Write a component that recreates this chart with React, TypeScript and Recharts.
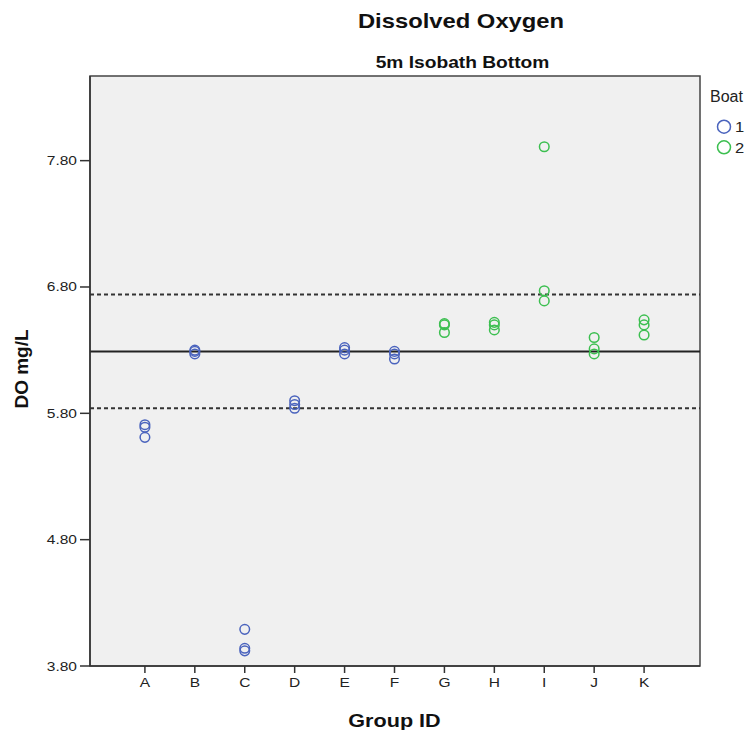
import React from "react";
import { ScatterChart, Scatter, XAxis, YAxis, ReferenceArea, ReferenceLine } from "recharts";

const groups = ["A", "B", "C", "D", "E", "F", "G", "H", "I", "J", "K"];
const boat1Groups = ["A", "B", "C", "D", "E", "F"];
const boat1Values = [
  [5.71, 5.69, 5.61],
  [6.3, 6.29, 6.27],
  [4.09, 3.94, 3.92],
  [5.9, 5.87, 5.84],
  [6.32, 6.3, 6.27],
  [6.29, 6.27, 6.23],
];
const boat2Groups = ["G", "H", "I", "J", "K"];
const boat2Values = [
  [6.51, 6.5, 6.44],
  [6.52, 6.5, 6.46],
  [7.91, 6.77, 6.69],
  [6.4, 6.31, 6.27],
  [6.54, 6.5, 6.42],
];
const yTicks = [3.8, 4.8, 5.8, 6.8, 7.8];
const meanLine = 6.29;
const upperLine = 6.74;
const lowerLine = 5.84;
const legendLabels = ["1", "2"];

const BLUE = "#4a63bd";
const GREEN = "#3cbf50";
const FONT = "'Liberation Sans', Arial, sans-serif";

function toPoints(gs: string[], vals: number[][]) {
  const out: { x: number; y: number }[] = [];
  gs.forEach((g, i) => {
    vals[i].forEach((v) => out.push({ x: groups.indexOf(g), y: v }));
  });
  return out;
}
const boat1 = toPoints(boat1Groups, boat1Values);
const boat2 = toPoints(boat2Groups, boat2Values);

const makeShape = (color: string) => (props: any) => (
  <circle cx={props.cx} cy={props.cy} r={4.8} fill="none" stroke={color} strokeWidth={1.5} />
);

const XTick = (props: any) => {
  const { x, y, payload } = props;
  return (
    <text transform={`translate(${x},${y + 12}) scale(1.15,1)`} textAnchor="middle" fontFamily={FONT} fontSize={13.5} fill="#222">
      {groups[payload.value]}
    </text>
  );
};
const YTick = (props: any) => {
  const { x, y, payload } = props;
  return (
    <text transform={`translate(${x - 1},${y + 4.5}) scale(1.15,1)`} textAnchor="end" fontFamily={FONT} fontSize={13.5} fill="#222">
      {Number(payload.value).toFixed(2)}
    </text>
  );
};

export default function App() {
  return (
    <div style={{ position: "relative", width: 745, height: 722 }}>
      <ScatterChart width={745} height={722} margin={{ top: 68, right: 53, bottom: 34, left: 22 }}>
        <XAxis
          type="number"
          dataKey="x"
          domain={[-1.1, 11.12]}
          ticks={[0, 1, 2, 3, 4, 5, 6, 7, 8, 9, 10]}
          allowDataOverflow
          height={30}
          tickSize={7}
          tick={<XTick />}
          axisLine={{ stroke: "#333", strokeWidth: 1.5 }}
          tickLine={{ stroke: "#333", strokeWidth: 1.5 }}
        />
        <YAxis
          type="number"
          dataKey="y"
          domain={[3.8, 8.47]}
          ticks={yTicks}
          allowDataOverflow
          width={60}
          tickSize={10}
          tick={<YTick />}
          axisLine={{ stroke: "#333", strokeWidth: 1.5 }}
          tickLine={{ stroke: "#333", strokeWidth: 1.5 }}
        />
        <ReferenceArea x1={-1.1} x2={11.12} y1={3.8} y2={8.47} fill="#f0f0f0" fillOpacity={1} stroke="#444" strokeWidth={1.5} />
        <ReferenceLine y={upperLine} stroke="#333" strokeWidth={2} strokeDasharray="4 3" />
        <ReferenceLine y={meanLine} stroke="#222" strokeWidth={2} />
        <ReferenceLine y={lowerLine} stroke="#333" strokeWidth={2} strokeDasharray="4 3" />
        <Scatter data={boat1} shape={makeShape(BLUE)} isAnimationActive={false} />
        <Scatter data={boat2} shape={makeShape(GREEN)} isAnimationActive={false} />
      </ScatterChart>
      <svg width={745} height={728} style={{ position: "absolute", left: 0, top: 0, pointerEvents: "none", overflow: "visible" }}>
        <text transform="translate(453,20) scale(1.22,1)" textAnchor="middle" fontFamily={FONT} fontWeight="bold" fontSize={19.5} fill="#111">
          Dissolved Oxygen
        </text>
        <text transform="translate(454.5,60) scale(1.2,1)" textAnchor="middle" fontFamily={FONT} fontWeight="bold" fontSize={16} fill="#111">
          5m Isobath Bottom
        </text>
        <text transform="translate(386.5,719) scale(1.2,1)" textAnchor="middle" fontFamily={FONT} fontWeight="bold" fontSize={18} fill="#111">
          Group ID
        </text>
        <text transform="translate(20,361) rotate(-90)" textAnchor="middle" fontFamily={FONT} fontWeight="bold" fontSize={19} fill="#111">
          DO mg/L
        </text>
        <text transform="translate(702,94)" textAnchor="start" fontFamily={FONT} fontSize={16} fill="#222">
          Boat
        </text>
        {legendLabels.map((l, i) => (
          <g key={l}>
            <circle cx={716} cy={118.7 + i * 20.6} r={6.5} fill="none" stroke={i === 0 ? BLUE : GREEN} strokeWidth={1.5} />
            <text transform={`translate(727,${124 + i * 20.6}) scale(1.1,1)`} fontFamily={FONT} fontSize={15} fill="#222">
              {l}
            </text>
          </g>
        ))}
      </svg>
    </div>
  );
}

[Given problem] The data above needs to be retyped exactly, with the images left out.

[Result]
Write a component that recreates this chart with React, TypeScript and Recharts.
import React from "react";
import { ScatterChart, Scatter, XAxis, YAxis, ReferenceArea, ReferenceLine } from "recharts";

const groups = ["A", "B", "C", "D", "E", "F", "G", "H", "I", "J", "K"];
const boat1Groups = ["A", "B", "C", "D", "E", "F"];
const boat1Values = [
  [5.71, 5.69, 5.61],
  [6.3, 6.29, 6.27],
  [4.09, 3.94, 3.92],
  [5.9, 5.87, 5.84],
  [6.32, 6.3, 6.27],
  [6.29, 6.27, 6.23],
];
const boat2Groups = ["G", "H", "I", "J", "K"];
const boat2Values = [
  [6.51, 6.5, 6.44],
  [6.52, 6.5, 6.46],
  [7.91, 6.77, 6.69],
  [6.4, 6.31, 6.27],
  [6.54, 6.5, 6.42],
];
const yTicks = [3.8, 4.8, 5.8, 6.8, 7.8];
const meanLine = 6.29;
const upperLine = 6.74;
const lowerLine = 5.84;
const legendLabels = ["1", "2"];

const BLUE = "#4a63bd";
const GREEN = "#3cbf50";
const FONT = "'Liberation Sans', Arial, sans-serif";

function toPoints(gs: string[], vals: number[][]) {
  const out: { x: number; y: number }[] = [];
  gs.forEach((g, i) => {
    vals[i].forEach((v) => out.push({ x: groups.indexOf(g), y: v }));
  });
  return out;
}
const boat1 = toPoints(boat1Groups, boat1Values);
const boat2 = toPoints(boat2Groups, boat2Values);

const makeShape = (color: string) => (props: any) => (
  <circle cx={props.cx} cy={props.cy} r={4.8} fill="none" stroke={color} strokeWidth={1.5} />
);

const XTick = (props: any) => {
  const { x, y, payload } = props;
  return (
    <text transform={`translate(${x},${y + 12}) scale(1.15,1)`} textAnchor="middle" fontFamily={FONT} fontSize={13.5} fill="#222">
      {groups[payload.value]}
    </text>
  );
};
const YTick = (props: any) => {
  const { x, y, payload } = props;
  return (
    <text transform={`translate(${x - 1},${y + 4.5}) scale(1.15,1)`} textAnchor="end" fontFamily={FONT} fontSize={13.5} fill="#222">
      {Number(payload.value).toFixed(2)}
    </text>
  );
};

export default function App() {
  return (
    <div style={{ position: "relative", width: 745, height: 722 }}>
      <ScatterChart width={745} height={722} margin={{ top: 68, right: 53, bottom: 34, left: 22 }}>
        <XAxis
          type="number"
          dataKey="x"
          domain={[-1.1, 11.12]}
          ticks={[0, 1, 2, 3, 4, 5, 6, 7, 8, 9, 10]}
          allowDataOverflow
          height={30}
          tickSize={7}
          tick={<XTick />}
          axisLine={{ stroke: "#333", strokeWidth: 1.5 }}
          tickLine={{ stroke: "#333", strokeWidth: 1.5 }}
        />
        <YAxis
          type="number"
          dataKey="y"
          domain={[3.8, 8.47]}
          ticks={yTicks}
          allowDataOverflow
          width={60}
          tickSize={10}
          tick={<YTick />}
          axisLine={{ stroke: "#333", strokeWidth: 1.5 }}
          tickLine={{ stroke: "#333", strokeWidth: 1.5 }}
        />
        <ReferenceArea x1={-1.1} x2={11.12} y1={3.8} y2={8.47} fill="#f0f0f0" fillOpacity={1} stroke="#444" strokeWidth={1.5} />
        <ReferenceLine y={upperLine} stroke="#333" strokeWidth={2} strokeDasharray="4 3" />
        <ReferenceLine y={meanLine} stroke="#222" strokeWidth={2} />
        <ReferenceLine y={lowerLine} stroke="#333" strokeWidth={2} strokeDasharray="4 3" />
        <Scatter data={boat1} shape={makeShape(BLUE)} isAnimationActive={false} />
        <Scatter data={boat2} shape={makeShape(GREEN)} isAnimationActive={false} />
      </ScatterChart>
      <svg width={745} height={728} style={{ position: "absolute", left: 0, top: 0, pointerEvents: "none", overflow: "visible" }}>
        <text transform="translate(453,20) scale(1.22,1)" textAnchor="middle" fontFamily={FONT} fontWeight="bold" fontSize={19.5} fill="#111">
          Dissolved Oxygen
        </text>
        <text transform="translate(454.5,60) scale(1.2,1)" textAnchor="middle" fontFamily={FONT} fontWeight="bold" fontSize={16} fill="#111">
          5m Isobath Bottom
        </text>
        <text transform="translate(386.5,719) scale(1.2,1)" textAnchor="middle" fontFamily={FONT} fontWeight="bold" fontSize={18} fill="#111">
          Group ID
        </text>
        <text transform="translate(20,361) rotate(-90)" textAnchor="middle" fontFamily={FONT} fontWeight="bold" fontSize={19} fill="#111">
          DO mg/L
        </text>
        <text transform="translate(702,94)" textAnchor="start" fontFamily={FONT} fontSize={16} fill="#222">
          Boat
        </text>
        {legendLabels.map((l, i) => (
          <g key={l}>
            <circle cx={716} cy={118.7 + i * 20.6} r={6.5} fill="none" stroke={i === 0 ? BLUE : GREEN} strokeWidth={1.5} />
            <text transform={`translate(727,${124 + i * 20.6}) scale(1.1,1)`} fontFamily={FONT} fontSize={15} fill="#222">
              {l}
            </text>
          </g>
        ))}
      </svg>
    </div>
  );
}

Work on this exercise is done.